At some point, we gather our wits and decide to press on, but I think the trip climaxed there, although I continued to trip pretty good. The next stop -- the fern forest. I was absolutely amazed at how beautiful
that spot was. We saw the deer there, and it was peaceful and wonderful in the extreme. The sunlight filtered through the canopy, and it looked like a scene from millions of years ago. A dinosaur could have ambled by and we would not have been surprised!

After a while we left that place, and as we hiked, we could feel ourselves coming down a bit, but the afterglow was very pleasant, and eventually, we settled on a little spot to relax and let the comedown occur. AT this point, our language skills were returning. "Man, that was something" "That was epic" "I was really tripping back there". We had a common experience that could scarcely be put into words..

Eventually, we began the hike out, and we walked slowly, because with each step, we left the wonderful trip a little further behind. Seeing the Miwok village, we knew we had been there before, but it seemed almost like it was in another lifetime, although it was only about 5 hours earlier. So much had changed -- we had traveled so far in this 5 hours and 3 miles!

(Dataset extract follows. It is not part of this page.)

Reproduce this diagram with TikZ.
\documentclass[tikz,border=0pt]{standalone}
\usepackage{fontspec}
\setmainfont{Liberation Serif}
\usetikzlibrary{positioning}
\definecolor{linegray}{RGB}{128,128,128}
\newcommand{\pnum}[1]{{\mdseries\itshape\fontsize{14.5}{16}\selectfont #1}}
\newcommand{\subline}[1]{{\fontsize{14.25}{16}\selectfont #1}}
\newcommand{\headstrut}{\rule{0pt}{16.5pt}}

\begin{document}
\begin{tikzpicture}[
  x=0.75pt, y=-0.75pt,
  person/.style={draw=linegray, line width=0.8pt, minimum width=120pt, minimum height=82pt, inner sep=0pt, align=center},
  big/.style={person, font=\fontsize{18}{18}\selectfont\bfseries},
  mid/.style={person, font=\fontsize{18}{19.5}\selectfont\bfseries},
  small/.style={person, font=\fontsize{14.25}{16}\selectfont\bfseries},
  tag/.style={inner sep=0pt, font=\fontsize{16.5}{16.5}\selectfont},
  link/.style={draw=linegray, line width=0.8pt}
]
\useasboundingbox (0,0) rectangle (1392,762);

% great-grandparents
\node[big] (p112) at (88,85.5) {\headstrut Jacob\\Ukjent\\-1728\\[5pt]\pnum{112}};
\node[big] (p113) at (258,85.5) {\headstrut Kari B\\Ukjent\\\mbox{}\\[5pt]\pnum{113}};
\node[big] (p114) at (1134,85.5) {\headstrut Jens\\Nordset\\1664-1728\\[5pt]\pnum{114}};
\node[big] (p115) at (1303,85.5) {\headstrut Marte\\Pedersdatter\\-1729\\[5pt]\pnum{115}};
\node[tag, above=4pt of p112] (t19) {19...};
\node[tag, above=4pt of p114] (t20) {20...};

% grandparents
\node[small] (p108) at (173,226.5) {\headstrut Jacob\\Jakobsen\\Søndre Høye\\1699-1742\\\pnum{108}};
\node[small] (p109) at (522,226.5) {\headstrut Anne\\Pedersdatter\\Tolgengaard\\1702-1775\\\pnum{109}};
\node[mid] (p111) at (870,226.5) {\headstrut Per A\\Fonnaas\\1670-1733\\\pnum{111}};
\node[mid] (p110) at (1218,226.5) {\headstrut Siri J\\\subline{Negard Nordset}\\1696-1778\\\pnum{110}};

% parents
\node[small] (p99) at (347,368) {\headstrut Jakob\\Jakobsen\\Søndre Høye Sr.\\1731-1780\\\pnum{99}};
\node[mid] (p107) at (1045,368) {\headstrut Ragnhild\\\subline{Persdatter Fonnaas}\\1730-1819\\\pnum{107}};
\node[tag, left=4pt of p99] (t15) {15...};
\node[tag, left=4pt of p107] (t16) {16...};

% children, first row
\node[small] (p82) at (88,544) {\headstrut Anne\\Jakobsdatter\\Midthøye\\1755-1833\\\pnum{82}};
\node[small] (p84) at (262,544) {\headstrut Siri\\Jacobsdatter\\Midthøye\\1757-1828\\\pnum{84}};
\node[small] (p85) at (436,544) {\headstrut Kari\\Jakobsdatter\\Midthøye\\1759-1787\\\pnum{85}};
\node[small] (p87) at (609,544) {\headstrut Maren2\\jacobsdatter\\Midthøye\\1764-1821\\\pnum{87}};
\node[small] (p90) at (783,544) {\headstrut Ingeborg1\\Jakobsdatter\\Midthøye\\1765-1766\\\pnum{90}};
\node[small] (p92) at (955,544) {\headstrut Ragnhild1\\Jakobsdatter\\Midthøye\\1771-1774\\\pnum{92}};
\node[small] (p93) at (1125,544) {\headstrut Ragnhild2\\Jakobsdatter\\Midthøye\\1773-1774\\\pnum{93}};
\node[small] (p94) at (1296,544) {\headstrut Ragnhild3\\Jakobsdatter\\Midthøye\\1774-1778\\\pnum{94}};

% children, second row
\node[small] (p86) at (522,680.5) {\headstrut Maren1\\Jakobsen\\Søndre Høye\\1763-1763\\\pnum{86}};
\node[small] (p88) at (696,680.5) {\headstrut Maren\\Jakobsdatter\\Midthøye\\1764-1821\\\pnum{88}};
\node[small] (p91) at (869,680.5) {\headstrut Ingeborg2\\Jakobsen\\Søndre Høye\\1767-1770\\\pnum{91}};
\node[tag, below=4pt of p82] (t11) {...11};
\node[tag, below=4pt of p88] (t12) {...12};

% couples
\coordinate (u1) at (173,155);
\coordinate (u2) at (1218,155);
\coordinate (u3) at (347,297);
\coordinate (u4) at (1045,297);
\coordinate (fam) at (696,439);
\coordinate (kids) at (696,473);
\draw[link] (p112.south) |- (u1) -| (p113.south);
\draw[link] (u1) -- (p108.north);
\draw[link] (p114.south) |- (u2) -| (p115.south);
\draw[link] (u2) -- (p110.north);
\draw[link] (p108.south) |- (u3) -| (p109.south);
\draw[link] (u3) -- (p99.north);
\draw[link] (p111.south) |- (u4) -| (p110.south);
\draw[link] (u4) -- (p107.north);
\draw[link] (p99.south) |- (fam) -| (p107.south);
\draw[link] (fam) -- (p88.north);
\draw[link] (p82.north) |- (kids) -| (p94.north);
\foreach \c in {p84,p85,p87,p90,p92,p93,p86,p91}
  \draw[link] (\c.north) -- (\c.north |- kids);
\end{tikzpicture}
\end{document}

Later, I received an e-mail from her, describing in beautiful, poetic terms how the day was, from her point of view, and having this information was really special, for now I know that only she knows how I felt that day, and only I know how SHE felt. We have a very real and special friendship from this, and I am hopeful we can repeat this experience. I was so lucky to find someone who could appreciate such an intense trip (lesser beings might have freaked!), and I have a great deal of respect for this lady.


=D
 
Re: Mushrooms, experienced user: Sun, 'shrooms, and a special friend...

Olompali said:
Why bother tripping if you're not going to trip hard?

I was really enjoying this report, but I stopped reading here just to pull you up on this line. Never ever EVER underestimate the value of a light trip, tripping hard is not always the best way to enjoy a psychedelic (and I daresay a large fucking bad mushroom trip will teach you this the hard way). Never ever underestimate the power of psychedelics at lower doses.

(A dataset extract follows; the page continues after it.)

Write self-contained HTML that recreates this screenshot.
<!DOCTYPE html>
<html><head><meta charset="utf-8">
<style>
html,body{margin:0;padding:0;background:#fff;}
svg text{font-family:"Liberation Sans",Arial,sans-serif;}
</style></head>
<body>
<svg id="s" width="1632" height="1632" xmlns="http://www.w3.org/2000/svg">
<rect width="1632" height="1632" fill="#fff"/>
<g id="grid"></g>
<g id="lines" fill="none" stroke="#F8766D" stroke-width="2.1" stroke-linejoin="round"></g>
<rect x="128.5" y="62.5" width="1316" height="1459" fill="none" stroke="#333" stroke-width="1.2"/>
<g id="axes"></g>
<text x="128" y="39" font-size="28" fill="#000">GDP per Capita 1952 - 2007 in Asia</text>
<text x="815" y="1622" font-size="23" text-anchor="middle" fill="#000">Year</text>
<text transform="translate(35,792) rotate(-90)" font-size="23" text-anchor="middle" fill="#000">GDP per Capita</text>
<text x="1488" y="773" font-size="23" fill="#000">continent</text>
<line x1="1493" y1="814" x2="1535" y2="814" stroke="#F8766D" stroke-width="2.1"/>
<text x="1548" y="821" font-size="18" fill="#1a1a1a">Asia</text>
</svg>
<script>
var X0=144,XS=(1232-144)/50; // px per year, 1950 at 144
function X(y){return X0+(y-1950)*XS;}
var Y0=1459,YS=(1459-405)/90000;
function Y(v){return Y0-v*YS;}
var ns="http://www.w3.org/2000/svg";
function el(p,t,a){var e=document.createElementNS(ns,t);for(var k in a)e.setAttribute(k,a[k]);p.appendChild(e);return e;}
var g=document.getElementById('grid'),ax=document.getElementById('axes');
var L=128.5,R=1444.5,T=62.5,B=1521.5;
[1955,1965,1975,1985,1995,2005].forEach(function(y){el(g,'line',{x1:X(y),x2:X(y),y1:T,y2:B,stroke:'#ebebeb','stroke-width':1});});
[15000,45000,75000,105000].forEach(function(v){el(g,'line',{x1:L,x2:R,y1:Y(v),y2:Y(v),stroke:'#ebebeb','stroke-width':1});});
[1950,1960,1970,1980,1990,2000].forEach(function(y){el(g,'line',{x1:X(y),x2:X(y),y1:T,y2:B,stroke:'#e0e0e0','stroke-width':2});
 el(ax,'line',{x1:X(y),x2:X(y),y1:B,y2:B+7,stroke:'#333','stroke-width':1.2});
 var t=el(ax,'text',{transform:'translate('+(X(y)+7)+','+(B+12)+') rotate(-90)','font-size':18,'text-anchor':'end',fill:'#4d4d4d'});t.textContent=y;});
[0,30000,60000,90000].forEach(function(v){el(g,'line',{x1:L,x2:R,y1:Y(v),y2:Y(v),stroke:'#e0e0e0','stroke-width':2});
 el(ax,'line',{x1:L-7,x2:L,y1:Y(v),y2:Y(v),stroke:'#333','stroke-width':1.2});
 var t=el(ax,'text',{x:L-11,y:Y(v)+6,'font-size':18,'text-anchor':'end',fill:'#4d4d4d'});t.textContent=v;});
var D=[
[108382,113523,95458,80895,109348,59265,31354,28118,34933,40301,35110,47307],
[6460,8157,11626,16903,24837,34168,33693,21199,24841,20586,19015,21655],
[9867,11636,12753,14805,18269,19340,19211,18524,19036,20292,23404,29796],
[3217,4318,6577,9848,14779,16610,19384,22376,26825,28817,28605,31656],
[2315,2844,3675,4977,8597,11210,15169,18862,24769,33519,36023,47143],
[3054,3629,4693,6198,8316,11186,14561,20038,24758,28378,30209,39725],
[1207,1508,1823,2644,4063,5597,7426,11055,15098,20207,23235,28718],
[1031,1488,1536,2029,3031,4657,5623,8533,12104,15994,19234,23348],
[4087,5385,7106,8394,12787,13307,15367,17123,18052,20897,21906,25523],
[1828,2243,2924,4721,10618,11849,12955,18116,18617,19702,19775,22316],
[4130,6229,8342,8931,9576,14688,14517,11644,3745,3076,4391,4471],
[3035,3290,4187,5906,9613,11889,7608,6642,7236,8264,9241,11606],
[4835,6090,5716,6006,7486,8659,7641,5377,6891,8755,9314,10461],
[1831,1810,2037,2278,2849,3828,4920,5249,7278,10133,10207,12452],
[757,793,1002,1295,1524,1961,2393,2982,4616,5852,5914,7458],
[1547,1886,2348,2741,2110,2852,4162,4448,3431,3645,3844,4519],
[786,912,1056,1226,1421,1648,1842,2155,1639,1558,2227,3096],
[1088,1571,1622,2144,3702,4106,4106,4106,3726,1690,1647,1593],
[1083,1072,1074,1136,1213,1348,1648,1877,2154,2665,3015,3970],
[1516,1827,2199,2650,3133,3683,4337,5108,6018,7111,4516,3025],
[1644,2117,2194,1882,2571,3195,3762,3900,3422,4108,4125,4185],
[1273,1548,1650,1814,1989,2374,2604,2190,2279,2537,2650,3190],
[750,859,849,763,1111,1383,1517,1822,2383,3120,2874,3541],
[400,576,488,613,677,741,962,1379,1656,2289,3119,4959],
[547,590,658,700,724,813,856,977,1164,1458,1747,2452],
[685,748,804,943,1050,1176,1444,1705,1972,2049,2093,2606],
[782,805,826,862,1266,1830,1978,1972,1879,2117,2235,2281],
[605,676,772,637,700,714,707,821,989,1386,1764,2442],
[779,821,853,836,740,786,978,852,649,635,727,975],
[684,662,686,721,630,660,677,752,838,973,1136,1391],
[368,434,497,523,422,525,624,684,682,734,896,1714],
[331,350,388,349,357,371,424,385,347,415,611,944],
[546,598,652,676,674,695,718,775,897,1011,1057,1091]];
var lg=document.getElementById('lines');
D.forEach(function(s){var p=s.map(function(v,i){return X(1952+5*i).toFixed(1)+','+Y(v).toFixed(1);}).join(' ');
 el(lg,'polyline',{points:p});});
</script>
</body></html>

Now I'll keep reading the rest of the report ;)
 
Very well said I made that very mistake of underestimating a light trip and I got fucked over for about an hour.
 
Light trip vs. "hard" trip

I was only speaking for myself. I have a high tolerance for "hard" tripping, and enjoy the thrill of being on the ragged edge of "Ohmigawd, did I take too much!"

Your advice is sound.
 
Eef, very low doses for me, the sickness combined with "uhhh getting too far out now im going to spend the next 3 hours not moving, not opening my eyes and waiting for the waves to go" is just a bit too much.

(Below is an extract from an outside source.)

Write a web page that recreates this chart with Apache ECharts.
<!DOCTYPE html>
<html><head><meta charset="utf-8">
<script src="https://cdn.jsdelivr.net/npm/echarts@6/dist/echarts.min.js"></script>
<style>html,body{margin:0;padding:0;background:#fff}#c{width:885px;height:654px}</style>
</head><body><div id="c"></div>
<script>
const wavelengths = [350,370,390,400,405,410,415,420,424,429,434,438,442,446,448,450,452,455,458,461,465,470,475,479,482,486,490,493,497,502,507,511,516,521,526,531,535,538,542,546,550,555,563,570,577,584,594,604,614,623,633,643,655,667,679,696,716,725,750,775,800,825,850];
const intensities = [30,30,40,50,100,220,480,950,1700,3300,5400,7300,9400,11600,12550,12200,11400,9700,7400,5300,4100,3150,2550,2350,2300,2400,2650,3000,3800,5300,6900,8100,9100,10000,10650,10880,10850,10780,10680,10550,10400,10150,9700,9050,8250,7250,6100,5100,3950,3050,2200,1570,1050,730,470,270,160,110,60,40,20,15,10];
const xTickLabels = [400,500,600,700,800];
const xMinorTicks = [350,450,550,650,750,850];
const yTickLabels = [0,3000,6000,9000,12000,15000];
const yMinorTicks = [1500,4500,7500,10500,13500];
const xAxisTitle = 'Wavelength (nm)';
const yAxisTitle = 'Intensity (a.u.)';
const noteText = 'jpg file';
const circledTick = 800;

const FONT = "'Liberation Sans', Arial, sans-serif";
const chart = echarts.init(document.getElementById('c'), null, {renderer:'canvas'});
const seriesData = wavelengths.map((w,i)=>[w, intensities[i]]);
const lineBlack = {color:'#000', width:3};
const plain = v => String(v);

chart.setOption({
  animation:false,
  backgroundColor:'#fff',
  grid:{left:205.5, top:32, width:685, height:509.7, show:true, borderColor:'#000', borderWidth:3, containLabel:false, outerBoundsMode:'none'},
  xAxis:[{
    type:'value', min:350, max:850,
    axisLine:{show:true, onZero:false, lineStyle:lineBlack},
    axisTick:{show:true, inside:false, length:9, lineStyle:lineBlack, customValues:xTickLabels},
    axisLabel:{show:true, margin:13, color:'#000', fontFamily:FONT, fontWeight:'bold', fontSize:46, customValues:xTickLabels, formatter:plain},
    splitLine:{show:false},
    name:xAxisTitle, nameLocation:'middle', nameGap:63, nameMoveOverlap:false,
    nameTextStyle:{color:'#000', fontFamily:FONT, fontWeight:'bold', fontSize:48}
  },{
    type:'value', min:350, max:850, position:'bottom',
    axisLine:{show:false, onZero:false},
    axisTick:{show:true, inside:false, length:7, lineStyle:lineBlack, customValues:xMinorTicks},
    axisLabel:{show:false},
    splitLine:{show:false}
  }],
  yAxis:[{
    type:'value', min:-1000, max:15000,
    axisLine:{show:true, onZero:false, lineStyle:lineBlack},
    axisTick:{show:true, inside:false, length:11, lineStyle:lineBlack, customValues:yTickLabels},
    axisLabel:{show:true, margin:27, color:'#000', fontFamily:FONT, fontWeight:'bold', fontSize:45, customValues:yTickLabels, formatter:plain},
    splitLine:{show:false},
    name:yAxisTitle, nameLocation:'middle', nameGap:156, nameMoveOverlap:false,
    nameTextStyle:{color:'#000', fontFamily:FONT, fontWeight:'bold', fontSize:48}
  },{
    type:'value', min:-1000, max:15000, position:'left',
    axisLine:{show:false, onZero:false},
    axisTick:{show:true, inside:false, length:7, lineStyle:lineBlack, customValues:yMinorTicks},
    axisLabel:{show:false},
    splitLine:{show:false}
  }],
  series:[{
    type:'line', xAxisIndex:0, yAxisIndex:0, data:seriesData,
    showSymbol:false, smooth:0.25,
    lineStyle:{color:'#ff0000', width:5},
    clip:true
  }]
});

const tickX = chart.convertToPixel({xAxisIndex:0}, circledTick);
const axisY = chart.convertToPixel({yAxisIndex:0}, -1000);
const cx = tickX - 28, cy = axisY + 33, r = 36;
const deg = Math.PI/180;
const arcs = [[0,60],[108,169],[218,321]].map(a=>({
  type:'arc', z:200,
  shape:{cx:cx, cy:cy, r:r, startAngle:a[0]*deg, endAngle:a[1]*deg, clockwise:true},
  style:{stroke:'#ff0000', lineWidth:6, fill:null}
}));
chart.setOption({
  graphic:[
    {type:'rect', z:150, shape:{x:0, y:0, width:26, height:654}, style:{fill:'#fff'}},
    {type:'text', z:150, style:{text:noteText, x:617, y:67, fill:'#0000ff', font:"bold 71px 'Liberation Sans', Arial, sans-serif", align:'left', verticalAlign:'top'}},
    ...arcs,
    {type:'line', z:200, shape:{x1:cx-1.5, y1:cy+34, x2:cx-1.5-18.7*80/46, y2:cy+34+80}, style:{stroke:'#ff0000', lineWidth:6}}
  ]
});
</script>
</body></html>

Fucking great report that, sounds like you had a wicked time, gonna keep in touch in future? Maybe that'd blow the magic, anyway, nice one.
 
great report, thanks.

IMHO, you should have asked her to be your sexxor partner, sounds like you would do well together.
 
Novus Opiate said:
great report, thanks.

IMHO, you should have asked her to be your sexxor partner, sounds like you would do well together.

Another time or place in my life, perhaps that would have worked out.

As it is, I think I gained a very special friend, and we will stay in touch, and know that I know she shares my affinity for profound (high dose) psychedelic experiences, I hope we'll trip together again..
 
Why bother tripping if you're not going to trip hard?
I used to think that EXACT same thing, why trip if your not getting the full effects.... I shoulda know better :p but anyways nice report man, happy tripping.
 
I think we've all thought about it and been at that point somehow, some grow out of it and some don't. I personally got over tripping my brains out fairly early, but ....different strokes for different folks and all that jazz :)
 
I would say trip hard when you know your chemical but otherwise to new substances i trip very lightly. Nice report intense shroom trips are definitely worth their while.